Думаю, они искренне рассчитывают на некий мир без победителя и побежденного или же на полупобеду Германии. Справедливо или нет, но они могут предполагать, что, если результаты войны не обеспечат германской гегемонии в Европе, им гарантирована спокойная жизнь, когда они смогут методично продолжать свою экспансию. Какой бы невероятной ни казалась жизнестойкость Германии, японцы имеют право надеяться, что, истощенная в долгой войне, она будет представлять для них после заключения мира куда меньшую военную и экономическую угрозу, чем Соединенные Штаты, чьи аппетиты на Дальнем Востоке тем более угрожающие, что их будет отныне подогревать молодой милитаризм, старающийся всеми способами доказать собственному народу свою пользу, то есть оправдать свое существование.

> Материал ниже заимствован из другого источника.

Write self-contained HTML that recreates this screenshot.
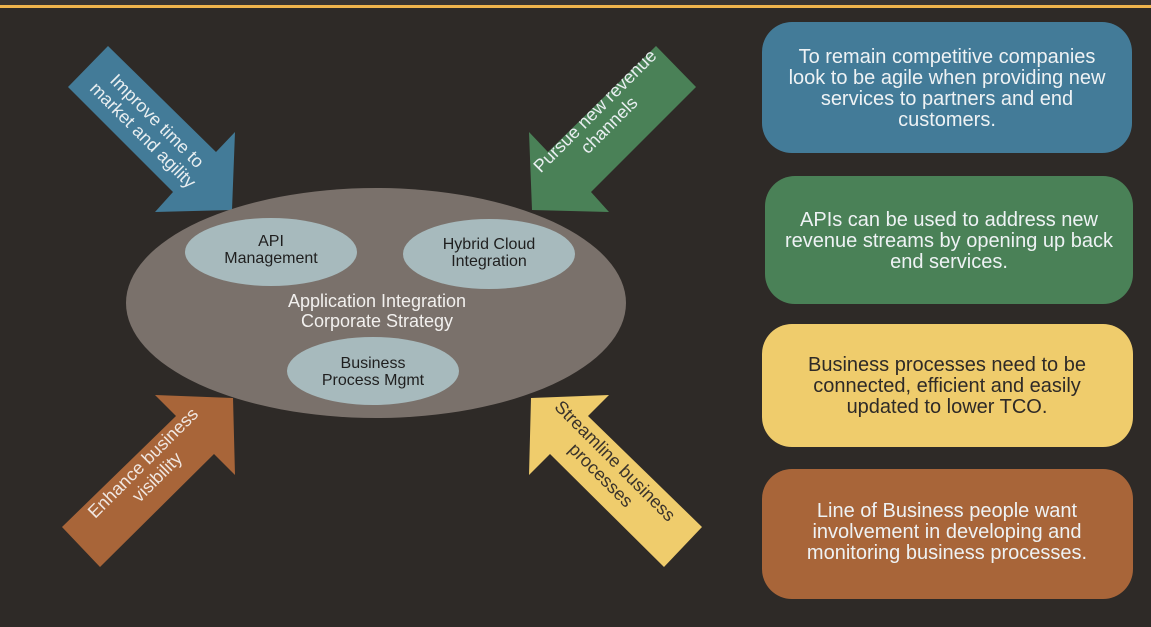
<!DOCTYPE html>
<html><head><meta charset="utf-8"><style>
html,body{margin:0;padding:0;background:#2e2a27;}
svg{display:block}
text{font-family:"Liberation Sans","DejaVu Sans",sans-serif;}
</style></head><body>
<svg width="1151" height="627" viewBox="0 0 1151 627" xmlns="http://www.w3.org/2000/svg">
<rect width="1151" height="627" fill="#2e2a27"/>
<rect width="1151" height="5" fill="#3a3430"/>
<rect y="5" width="1151" height="3" fill="#f0b44c"/>

<polygon points="68,87 108,46 216,152 235,132 232,210 155,212 173,192" fill="#437b98"/>
<polygon points="696,87 656,46 548,152 529,132 532,210 609,212 591,192" fill="#4a8157"/>
<polygon points="62,527 100,567 214,454 235,475 233,398 155,395 176,416" fill="#a86539"/>
<polygon points="702,527 664,567 550,454 529,475 531,398 609,395 588,416" fill="#efcc6c"/>

<g transform="translate(150,128) rotate(45)" fill="#e8eef0" font-size="18" text-anchor="middle">
<text x="0" y="-4">Improve time to</text><text x="0" y="16">market and agility</text></g>
<g transform="translate(602,118) rotate(-45)" fill="#e8eef0" font-size="18" text-anchor="middle">
<text x="0" y="-4">Pursue new revenue</text><text x="0" y="16">channels</text></g>
<g transform="translate(150,470) rotate(-45)" fill="#f0e6e0" font-size="18" text-anchor="middle">
<text x="0" y="-4">Enhance business</text><text x="0" y="16">visibility</text></g>
<g transform="translate(608,468) rotate(45)" fill="#3a332b" font-size="18" text-anchor="middle">
<text x="0" y="-4">Streamline business</text><text x="0" y="16">processes</text></g>

<ellipse cx="376" cy="303" rx="250" ry="115" fill="#7a716b"/>
<ellipse cx="271" cy="252" rx="86" ry="34" fill="#a7babd"/>
<ellipse cx="489" cy="254" rx="86" ry="35" fill="#a7babd"/>
<ellipse cx="373" cy="371" rx="86" ry="34" fill="#a7babd"/>
<g font-size="16" fill="#1f1f1f" text-anchor="middle">
<text x="271" y="246">API</text><text x="271" y="263">Management</text>
<text x="489" y="249">Hybrid Cloud</text><text x="489" y="266">Integration</text>
<text x="373" y="368">Business</text><text x="373" y="385">Process Mgmt</text>
</g>
<g font-size="18" fill="#f2f0ee" text-anchor="middle">
<text x="377" y="307">Application Integration</text><text x="377" y="327">Corporate Strategy</text>
</g>

<rect x="762" y="22" width="370" height="131" rx="30" fill="#437b98"/>
<rect x="765" y="176" width="368" height="128" rx="30" fill="#4a8157"/>
<rect x="762" y="324" width="371" height="123" rx="30" fill="#efcc6c"/>
<rect x="762" y="469" width="371" height="130" rx="30" fill="#a86539"/>
<g font-size="20" fill="#eef2f4" text-anchor="middle">
<text x="947" y="63">To remain competitive companies</text>
<text x="947" y="84">look to be agile when providing new</text>
<text x="947" y="105">services to partners and end</text>
<text x="947" y="126">customers.</text>
<text x="949" y="226">APIs can be used to address new</text>
<text x="949" y="247">revenue streams by opening up back</text>
<text x="949" y="268">end services.</text>
<text x="947" y="517">Line of Business people want</text>
<text x="947" y="538">involvement in developing and</text>
<text x="947" y="559">monitoring business processes.</text>
</g>
<g font-size="20" fill="#2e2a27" text-anchor="middle">
<text x="947" y="371">Business processes need to be</text>
<text x="947" y="392">connected, efficient and easily</text>
<text x="947" y="413">updated to lower TCO.</text>
</g>
</svg>
</body></html>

Даже победив, Германия может найти в странах Европы и Востока достаточно широкие рынки для применения своей активности, чтобы не слишком нацеливаться на дальневосточный рынок. Японию отделяет от Германии огромная Россия, которую немцы попытаются освоить, бескрайняя Сибирь, дальневосточная часть которой обещает японской промышленности и сельскому хозяйству достаточно ресурсов. Таким образом, почетный договор между двумя столь близкими, родственными империализмами по многим причинам мог бы основываться на разделе России на зоны влияния. Зачем тогда превращать Россию в повод для конфликта, если она может стать прекрасным поводом для согласия?

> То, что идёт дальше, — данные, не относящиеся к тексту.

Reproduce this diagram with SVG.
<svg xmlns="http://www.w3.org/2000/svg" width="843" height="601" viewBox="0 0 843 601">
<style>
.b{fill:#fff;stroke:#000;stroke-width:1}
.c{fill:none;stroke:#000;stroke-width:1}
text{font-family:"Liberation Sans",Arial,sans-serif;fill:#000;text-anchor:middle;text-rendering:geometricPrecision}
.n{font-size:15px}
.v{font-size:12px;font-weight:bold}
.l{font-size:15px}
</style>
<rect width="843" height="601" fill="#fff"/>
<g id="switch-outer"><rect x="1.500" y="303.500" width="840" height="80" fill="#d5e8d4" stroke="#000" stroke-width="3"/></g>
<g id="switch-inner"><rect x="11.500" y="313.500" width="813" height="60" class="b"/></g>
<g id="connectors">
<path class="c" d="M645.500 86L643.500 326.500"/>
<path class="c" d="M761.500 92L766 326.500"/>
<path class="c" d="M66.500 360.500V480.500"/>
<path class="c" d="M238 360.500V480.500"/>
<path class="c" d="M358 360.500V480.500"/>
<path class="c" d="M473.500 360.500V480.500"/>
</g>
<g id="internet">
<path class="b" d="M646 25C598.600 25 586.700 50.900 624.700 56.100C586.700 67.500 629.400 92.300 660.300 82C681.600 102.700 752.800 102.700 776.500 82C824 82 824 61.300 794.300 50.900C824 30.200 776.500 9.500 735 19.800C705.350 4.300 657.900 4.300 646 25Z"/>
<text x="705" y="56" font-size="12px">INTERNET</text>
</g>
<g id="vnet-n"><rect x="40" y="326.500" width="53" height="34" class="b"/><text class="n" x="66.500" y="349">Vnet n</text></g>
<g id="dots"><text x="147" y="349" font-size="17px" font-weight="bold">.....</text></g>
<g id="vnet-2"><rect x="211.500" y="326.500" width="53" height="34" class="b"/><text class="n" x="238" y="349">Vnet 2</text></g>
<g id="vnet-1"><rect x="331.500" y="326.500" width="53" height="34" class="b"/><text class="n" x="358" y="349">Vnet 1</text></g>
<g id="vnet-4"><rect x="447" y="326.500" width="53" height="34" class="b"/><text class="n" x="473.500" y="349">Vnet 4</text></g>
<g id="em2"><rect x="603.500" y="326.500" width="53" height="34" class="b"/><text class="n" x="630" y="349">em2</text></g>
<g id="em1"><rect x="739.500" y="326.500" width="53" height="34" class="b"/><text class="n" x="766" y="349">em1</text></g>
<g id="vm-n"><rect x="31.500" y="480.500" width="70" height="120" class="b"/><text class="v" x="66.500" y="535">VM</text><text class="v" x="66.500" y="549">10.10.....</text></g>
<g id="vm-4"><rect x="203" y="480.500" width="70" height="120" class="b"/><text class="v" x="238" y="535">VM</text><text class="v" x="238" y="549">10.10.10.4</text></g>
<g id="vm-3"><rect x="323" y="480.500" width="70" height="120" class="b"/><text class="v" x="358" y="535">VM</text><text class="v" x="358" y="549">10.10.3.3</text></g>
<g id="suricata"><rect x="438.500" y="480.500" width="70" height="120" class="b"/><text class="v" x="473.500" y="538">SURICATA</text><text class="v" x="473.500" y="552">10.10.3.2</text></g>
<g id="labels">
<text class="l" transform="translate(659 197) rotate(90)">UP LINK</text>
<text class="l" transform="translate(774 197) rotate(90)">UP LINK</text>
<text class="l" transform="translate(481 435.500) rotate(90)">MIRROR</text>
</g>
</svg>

Участие Японии в войне, даже если оно определит победу союзников и, может быть, особенно если оно приведет к этой победе, будет иметь своим следствием усиление Соединенных Штатов, самого грозного противника Японии. С другой стороны, она может опасаться, что союзники не позволят ей получить с побежденных процент от трофеев больший, чем тот, на который она надеется сейчас — который она уже получила — в качестве компенсации за свой очень экономный и выгодный для нее нейтралитет. Кроме того, военно и финансово ослабленная активным участием в европейской войне, даже в случае победы Антанты и тем более в случае германской победы, Япония лишилась бы престижа, обеспеченного ей победами японских армий в 1905 г. в Маньчжурии, а этот престиж ей сохранить необходимо.
Если же Япония не примет участия в европейских сражениях, она предстанет на мирном конгрессе во всей своей вновь обретенной мощи, при всех своих финансах, промышленных богатствах и увеличившейся в годы войны армией. Не будучи впрямую связанной с союзниками, но также и не размежевавшись до конца с Германией, оставаясь элементом нестабильного равновесия, которое все будут стремиться сохранить, поскольку она не будет полностью ни с одними, ни с другими, Япония может надеяться сохранить те значительные преимущества, которые она получила за время войны почти задаром.
Наконец, эффективное сотрудничество Японии на европейском театре военных действий с нами отнимет у нее все возможности заключения союза с Германией в ходе войны и лишит ее орудия шантажа, под прицелом которого она держит союзников.
Вывод из этих нескольких чисто логических, а не эмоциональных доводов можно сделать тот, что Япония, неизменно повинующаяся собственному эгоизму и не видящая для себя пользы в дорогостоящей интервенции в Европу, — интервенции, которая ослабила бы ее военные и экономические силы, не гарантируя при этом никакой неожиданной выгоды, — будет лавировать, выигрывать время, давать союзникам обещания, стараясь при этом разобщить их на почве условий интервенции, и, в конце концов, сумеет предложить ее не как интервенцию европейскую, Японию пугающую, а для нас единственно необходимую, а как сибирскую, соблазнительную для нее, поскольку из нее она извлечет для себя выгоду, но бесполезную для нас.
Словом, если Япония не станет вводить свои основные силы, не разумнее ли подумать о том, что подготавливаемые в Мурманске и Архангельске операции должны быть ограничены теми жертвами, которые необходимы для удержания этих портов, не более того?
Надеюсь между тем, что Антанта уже сумела добиться от наших японских союзников их полного согласия участвовать в европейской программе интервенции.
Если такое согласие главного участника имеется, думаю, что союзники сумеют предварительно договориться между собой. Здесь из-за слишком противоречивых заявлений различных представителей наших правительств такого согласия не ощущается.
Большевики, по-прежнему готовые при известных условиях на межсоюзническую интервенцию, отказываются что-либо обсуждать до тех пор, пока французы, англичане, американцы и японцы не представят им все вместе окончательный ее план.
«К чему, — говорят неприятно пораженные союзнической разноголосицей Чичерин и Троцкий, — вновь обсуждать что-то с той или другой страной союзников? Мы поставили общие условия для всех. Договоритесь между собой по этим условиям о сроке интервенции, затем мы все обсудим и придем к соглашению. До того — все разговоры бесполезны и компрометируют нас».